* begin Source records *

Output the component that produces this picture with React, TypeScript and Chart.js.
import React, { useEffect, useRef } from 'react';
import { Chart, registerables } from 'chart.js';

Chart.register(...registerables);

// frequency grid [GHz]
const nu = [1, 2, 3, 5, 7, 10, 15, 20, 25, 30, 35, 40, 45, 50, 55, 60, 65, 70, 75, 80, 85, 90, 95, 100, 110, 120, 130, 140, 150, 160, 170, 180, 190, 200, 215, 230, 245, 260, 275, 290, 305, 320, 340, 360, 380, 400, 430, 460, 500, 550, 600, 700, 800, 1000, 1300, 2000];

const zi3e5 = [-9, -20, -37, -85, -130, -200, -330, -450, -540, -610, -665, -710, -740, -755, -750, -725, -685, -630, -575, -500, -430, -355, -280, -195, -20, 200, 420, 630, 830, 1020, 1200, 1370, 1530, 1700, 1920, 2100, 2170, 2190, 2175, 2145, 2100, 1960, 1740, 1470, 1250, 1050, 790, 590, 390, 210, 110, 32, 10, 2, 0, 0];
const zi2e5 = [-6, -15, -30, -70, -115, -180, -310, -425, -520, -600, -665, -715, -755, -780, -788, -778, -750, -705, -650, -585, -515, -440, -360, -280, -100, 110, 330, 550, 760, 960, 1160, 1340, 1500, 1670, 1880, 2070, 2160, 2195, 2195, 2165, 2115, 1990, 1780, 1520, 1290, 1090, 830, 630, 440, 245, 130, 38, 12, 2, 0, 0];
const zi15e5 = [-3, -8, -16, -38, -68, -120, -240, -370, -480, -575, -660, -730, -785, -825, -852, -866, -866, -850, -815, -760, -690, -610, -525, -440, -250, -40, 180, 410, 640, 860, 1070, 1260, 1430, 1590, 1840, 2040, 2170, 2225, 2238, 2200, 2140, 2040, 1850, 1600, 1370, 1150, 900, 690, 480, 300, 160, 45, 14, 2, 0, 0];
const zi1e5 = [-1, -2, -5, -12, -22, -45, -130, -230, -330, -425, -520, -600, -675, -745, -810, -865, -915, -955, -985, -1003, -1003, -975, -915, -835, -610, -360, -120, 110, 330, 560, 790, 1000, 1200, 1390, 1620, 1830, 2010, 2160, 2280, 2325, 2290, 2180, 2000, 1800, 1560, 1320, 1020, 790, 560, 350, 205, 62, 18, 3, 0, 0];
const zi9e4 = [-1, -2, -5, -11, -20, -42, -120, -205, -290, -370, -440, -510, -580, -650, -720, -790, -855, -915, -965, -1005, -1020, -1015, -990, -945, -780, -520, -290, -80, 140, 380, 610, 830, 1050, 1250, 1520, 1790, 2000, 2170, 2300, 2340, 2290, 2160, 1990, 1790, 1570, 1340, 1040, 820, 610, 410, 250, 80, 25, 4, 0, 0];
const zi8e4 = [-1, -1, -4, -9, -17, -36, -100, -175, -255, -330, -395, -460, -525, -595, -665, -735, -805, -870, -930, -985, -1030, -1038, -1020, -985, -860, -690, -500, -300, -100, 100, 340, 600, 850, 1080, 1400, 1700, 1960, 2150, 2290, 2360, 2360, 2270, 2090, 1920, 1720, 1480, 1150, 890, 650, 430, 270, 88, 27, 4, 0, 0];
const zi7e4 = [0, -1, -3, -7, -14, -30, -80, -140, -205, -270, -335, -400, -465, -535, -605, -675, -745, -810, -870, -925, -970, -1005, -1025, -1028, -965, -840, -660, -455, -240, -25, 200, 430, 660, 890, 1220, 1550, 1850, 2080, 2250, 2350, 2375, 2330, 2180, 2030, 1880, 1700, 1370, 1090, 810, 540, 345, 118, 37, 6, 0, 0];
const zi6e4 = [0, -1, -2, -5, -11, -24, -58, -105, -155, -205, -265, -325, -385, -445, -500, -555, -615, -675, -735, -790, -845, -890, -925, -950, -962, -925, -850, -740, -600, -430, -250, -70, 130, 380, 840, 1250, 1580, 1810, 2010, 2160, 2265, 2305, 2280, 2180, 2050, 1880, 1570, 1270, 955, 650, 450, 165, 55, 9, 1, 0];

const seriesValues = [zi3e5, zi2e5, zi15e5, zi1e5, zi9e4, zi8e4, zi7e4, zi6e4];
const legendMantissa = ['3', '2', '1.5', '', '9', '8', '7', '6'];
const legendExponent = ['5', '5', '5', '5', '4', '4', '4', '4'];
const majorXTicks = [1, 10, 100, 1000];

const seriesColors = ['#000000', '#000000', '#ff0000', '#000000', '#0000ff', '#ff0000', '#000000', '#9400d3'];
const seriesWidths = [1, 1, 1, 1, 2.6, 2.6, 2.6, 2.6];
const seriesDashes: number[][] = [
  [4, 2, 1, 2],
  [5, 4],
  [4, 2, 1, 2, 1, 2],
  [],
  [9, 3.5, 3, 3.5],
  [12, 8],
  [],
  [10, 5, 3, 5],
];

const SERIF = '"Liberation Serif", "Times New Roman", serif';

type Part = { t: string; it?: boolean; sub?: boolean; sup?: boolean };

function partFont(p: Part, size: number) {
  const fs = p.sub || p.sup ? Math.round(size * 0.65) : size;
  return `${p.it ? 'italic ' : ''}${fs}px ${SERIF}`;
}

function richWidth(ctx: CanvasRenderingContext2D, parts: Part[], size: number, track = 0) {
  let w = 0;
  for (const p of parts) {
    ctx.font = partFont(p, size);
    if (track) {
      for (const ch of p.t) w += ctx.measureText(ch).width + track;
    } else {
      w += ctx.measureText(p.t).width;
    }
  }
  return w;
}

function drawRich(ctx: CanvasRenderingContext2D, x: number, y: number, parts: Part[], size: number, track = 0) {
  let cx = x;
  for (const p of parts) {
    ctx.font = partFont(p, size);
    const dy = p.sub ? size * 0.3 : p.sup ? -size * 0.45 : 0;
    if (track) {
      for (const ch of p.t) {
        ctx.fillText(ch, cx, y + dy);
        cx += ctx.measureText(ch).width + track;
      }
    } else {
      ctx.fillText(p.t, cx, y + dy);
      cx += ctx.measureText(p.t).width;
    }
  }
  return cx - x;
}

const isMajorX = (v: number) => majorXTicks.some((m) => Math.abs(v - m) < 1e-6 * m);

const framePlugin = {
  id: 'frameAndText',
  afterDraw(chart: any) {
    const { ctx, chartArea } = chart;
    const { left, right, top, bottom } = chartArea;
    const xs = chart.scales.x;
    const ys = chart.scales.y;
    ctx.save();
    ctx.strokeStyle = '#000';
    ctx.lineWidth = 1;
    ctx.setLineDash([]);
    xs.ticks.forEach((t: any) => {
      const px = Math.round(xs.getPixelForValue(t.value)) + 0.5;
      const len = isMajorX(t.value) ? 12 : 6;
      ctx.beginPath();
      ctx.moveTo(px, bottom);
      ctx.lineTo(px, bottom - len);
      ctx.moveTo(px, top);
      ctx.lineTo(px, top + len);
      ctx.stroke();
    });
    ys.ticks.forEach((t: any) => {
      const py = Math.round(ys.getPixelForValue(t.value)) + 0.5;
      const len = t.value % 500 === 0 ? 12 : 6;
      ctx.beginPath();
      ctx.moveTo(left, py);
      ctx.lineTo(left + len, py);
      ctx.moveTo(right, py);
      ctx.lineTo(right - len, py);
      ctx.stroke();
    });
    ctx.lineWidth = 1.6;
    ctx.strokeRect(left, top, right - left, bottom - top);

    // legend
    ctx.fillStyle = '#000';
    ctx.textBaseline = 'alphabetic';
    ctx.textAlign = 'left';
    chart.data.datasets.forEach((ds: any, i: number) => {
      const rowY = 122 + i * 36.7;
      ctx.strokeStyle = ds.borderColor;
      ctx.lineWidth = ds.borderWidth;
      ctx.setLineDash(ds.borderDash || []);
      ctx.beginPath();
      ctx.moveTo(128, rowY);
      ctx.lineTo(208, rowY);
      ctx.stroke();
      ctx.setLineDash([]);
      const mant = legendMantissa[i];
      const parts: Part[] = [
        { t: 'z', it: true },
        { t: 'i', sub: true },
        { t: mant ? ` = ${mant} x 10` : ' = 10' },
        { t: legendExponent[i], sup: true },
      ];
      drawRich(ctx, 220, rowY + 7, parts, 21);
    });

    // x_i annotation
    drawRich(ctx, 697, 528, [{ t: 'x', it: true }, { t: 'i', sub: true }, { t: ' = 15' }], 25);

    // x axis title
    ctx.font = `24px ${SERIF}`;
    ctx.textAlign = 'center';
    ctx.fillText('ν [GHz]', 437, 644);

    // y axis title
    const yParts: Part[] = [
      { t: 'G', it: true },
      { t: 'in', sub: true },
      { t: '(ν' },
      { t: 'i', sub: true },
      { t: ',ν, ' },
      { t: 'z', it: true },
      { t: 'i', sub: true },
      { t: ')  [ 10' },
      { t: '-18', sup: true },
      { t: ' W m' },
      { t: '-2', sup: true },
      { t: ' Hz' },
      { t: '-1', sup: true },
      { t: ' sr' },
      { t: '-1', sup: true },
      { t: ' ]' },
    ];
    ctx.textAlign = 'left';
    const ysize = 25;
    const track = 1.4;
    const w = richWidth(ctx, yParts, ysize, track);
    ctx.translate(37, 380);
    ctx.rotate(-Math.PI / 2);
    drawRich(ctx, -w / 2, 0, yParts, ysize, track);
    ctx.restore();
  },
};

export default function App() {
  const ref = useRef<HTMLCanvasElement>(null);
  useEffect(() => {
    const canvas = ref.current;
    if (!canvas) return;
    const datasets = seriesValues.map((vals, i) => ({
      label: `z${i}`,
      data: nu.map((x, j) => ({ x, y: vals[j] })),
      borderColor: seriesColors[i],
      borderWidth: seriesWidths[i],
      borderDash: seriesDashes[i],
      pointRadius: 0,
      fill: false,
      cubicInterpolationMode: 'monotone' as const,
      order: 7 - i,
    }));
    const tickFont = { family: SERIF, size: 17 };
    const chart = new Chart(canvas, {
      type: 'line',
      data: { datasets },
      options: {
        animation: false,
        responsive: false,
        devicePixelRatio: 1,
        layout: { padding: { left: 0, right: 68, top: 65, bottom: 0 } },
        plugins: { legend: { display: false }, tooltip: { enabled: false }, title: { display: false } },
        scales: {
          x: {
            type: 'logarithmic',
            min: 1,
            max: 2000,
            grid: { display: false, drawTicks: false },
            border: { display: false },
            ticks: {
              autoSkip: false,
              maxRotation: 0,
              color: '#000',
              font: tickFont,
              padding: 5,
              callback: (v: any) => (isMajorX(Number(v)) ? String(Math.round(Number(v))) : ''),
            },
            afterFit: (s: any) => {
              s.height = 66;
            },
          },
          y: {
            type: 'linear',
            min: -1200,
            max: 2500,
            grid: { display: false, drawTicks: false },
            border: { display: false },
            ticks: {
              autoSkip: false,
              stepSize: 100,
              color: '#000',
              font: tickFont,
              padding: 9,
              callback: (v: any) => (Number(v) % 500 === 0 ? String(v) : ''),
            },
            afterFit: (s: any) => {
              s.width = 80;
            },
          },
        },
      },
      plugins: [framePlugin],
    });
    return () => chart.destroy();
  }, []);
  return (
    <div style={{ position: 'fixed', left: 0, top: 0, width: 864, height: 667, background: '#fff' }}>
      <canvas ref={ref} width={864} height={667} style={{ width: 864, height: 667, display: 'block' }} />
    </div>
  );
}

* end Source records *
* begin Source records *

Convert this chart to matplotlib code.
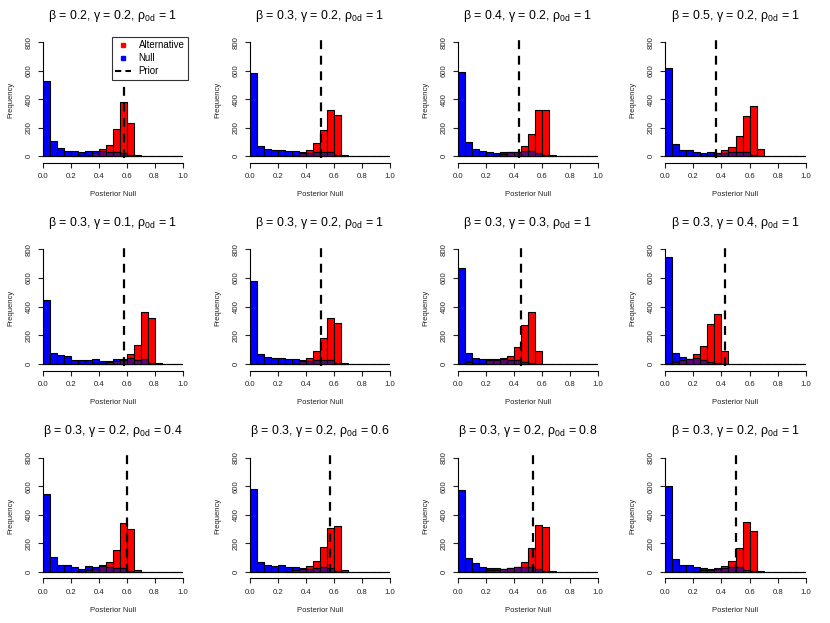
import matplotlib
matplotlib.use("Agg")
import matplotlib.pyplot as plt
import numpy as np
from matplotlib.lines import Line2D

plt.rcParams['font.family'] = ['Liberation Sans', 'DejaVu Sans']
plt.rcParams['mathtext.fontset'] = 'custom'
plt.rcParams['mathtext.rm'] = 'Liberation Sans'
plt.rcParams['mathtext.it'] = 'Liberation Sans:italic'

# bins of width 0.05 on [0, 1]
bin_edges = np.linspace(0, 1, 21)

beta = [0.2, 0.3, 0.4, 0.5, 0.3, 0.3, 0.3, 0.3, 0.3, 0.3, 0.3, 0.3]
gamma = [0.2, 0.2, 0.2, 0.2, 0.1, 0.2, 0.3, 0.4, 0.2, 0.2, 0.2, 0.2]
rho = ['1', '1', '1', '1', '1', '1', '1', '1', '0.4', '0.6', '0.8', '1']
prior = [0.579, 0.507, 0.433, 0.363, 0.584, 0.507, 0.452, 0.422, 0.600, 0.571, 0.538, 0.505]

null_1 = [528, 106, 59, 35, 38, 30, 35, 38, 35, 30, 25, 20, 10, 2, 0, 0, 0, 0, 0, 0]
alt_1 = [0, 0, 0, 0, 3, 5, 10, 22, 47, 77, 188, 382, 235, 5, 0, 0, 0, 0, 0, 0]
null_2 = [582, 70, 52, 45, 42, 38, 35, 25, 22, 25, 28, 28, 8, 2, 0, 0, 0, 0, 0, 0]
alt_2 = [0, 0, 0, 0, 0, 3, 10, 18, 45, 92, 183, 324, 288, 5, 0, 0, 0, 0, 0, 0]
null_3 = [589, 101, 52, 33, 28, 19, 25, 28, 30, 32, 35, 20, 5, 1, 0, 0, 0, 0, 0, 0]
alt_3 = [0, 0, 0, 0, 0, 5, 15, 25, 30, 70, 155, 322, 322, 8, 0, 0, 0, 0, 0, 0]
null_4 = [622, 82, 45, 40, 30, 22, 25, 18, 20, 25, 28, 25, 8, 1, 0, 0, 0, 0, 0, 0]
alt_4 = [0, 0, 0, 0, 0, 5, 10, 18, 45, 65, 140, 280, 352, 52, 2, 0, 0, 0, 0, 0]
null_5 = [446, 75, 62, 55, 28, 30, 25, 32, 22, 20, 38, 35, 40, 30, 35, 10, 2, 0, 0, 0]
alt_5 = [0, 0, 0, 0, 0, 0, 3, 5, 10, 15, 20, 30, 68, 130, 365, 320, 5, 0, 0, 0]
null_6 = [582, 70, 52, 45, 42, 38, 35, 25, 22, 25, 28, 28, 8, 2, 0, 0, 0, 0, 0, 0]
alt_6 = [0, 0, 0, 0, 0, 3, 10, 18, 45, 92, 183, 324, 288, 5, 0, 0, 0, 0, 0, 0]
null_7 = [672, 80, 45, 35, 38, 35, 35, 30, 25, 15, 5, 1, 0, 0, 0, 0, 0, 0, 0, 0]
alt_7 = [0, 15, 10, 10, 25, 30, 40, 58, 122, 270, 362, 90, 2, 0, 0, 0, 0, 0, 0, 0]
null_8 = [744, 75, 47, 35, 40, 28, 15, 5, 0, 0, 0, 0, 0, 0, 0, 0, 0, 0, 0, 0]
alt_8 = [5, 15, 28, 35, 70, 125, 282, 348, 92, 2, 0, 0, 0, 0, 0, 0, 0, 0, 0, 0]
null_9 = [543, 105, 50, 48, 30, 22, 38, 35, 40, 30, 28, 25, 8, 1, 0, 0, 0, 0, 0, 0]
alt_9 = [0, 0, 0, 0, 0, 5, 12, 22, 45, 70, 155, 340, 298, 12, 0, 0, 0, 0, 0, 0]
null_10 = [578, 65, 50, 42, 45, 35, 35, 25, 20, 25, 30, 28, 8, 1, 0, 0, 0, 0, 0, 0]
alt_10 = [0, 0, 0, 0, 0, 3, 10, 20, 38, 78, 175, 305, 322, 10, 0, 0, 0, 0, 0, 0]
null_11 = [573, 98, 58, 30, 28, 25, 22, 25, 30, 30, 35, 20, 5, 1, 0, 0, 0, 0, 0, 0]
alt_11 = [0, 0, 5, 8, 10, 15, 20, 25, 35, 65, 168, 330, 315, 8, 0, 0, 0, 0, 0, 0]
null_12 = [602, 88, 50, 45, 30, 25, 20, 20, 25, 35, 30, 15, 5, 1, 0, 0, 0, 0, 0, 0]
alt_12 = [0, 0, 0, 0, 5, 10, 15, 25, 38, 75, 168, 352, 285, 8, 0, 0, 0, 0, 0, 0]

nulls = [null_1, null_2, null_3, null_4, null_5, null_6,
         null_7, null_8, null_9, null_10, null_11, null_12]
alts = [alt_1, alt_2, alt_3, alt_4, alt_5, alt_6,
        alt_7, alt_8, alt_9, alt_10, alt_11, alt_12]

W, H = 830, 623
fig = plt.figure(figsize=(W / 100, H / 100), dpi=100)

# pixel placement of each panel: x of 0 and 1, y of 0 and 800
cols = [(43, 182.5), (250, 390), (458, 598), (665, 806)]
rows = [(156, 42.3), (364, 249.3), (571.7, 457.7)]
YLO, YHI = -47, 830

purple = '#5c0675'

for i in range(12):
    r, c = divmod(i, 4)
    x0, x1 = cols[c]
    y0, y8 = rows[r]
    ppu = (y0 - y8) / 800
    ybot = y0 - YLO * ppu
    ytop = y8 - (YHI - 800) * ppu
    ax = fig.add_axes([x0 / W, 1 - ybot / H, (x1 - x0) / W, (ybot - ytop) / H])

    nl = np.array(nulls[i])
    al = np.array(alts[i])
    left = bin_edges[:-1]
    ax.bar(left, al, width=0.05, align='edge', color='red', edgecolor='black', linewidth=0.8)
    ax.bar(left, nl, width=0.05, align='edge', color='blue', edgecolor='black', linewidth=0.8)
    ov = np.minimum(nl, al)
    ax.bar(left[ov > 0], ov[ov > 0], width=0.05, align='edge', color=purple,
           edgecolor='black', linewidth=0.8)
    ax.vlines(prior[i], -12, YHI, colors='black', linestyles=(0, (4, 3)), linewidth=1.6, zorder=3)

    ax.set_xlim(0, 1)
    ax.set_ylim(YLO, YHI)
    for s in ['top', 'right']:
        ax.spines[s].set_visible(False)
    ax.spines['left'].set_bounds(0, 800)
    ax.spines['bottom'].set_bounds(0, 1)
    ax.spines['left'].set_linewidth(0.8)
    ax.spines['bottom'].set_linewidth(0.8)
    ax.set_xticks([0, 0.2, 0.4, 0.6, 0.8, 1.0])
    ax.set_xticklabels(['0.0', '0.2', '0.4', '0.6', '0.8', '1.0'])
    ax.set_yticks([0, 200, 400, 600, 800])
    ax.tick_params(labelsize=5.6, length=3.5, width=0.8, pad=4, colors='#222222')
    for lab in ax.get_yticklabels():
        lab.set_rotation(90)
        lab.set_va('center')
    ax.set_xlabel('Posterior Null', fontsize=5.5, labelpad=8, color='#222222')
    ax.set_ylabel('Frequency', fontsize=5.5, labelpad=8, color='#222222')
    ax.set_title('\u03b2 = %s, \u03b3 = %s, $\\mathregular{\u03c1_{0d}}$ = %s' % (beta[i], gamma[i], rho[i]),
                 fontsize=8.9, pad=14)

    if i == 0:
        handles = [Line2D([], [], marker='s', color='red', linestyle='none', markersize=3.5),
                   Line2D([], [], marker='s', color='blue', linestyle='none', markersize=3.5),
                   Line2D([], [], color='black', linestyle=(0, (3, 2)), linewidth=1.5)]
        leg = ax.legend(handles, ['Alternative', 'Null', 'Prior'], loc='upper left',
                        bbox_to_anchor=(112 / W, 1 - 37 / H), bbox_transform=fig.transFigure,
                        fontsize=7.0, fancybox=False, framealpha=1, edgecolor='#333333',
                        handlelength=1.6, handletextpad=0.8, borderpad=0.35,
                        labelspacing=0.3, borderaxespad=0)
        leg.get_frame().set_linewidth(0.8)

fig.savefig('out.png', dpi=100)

* end Source records *

Give again, word for word, the part that opens with the line containing "Convert this chart to matplotlib code." and closes with the one containing "bin_edges = np.linspace(0, 1, 21)". Include both of those lines and skip all pictures.

The completed task:
Convert this chart to matplotlib code.
import matplotlib
matplotlib.use("Agg")
import matplotlib.pyplot as plt
import numpy as np
from matplotlib.lines import Line2D

plt.rcParams['font.family'] = ['Liberation Sans', 'DejaVu Sans']
plt.rcParams['mathtext.fontset'] = 'custom'
plt.rcParams['mathtext.rm'] = 'Liberation Sans'
plt.rcParams['mathtext.it'] = 'Liberation Sans:italic'

# bins of width 0.05 on [0, 1]
bin_edges = np.linspace(0, 1, 21)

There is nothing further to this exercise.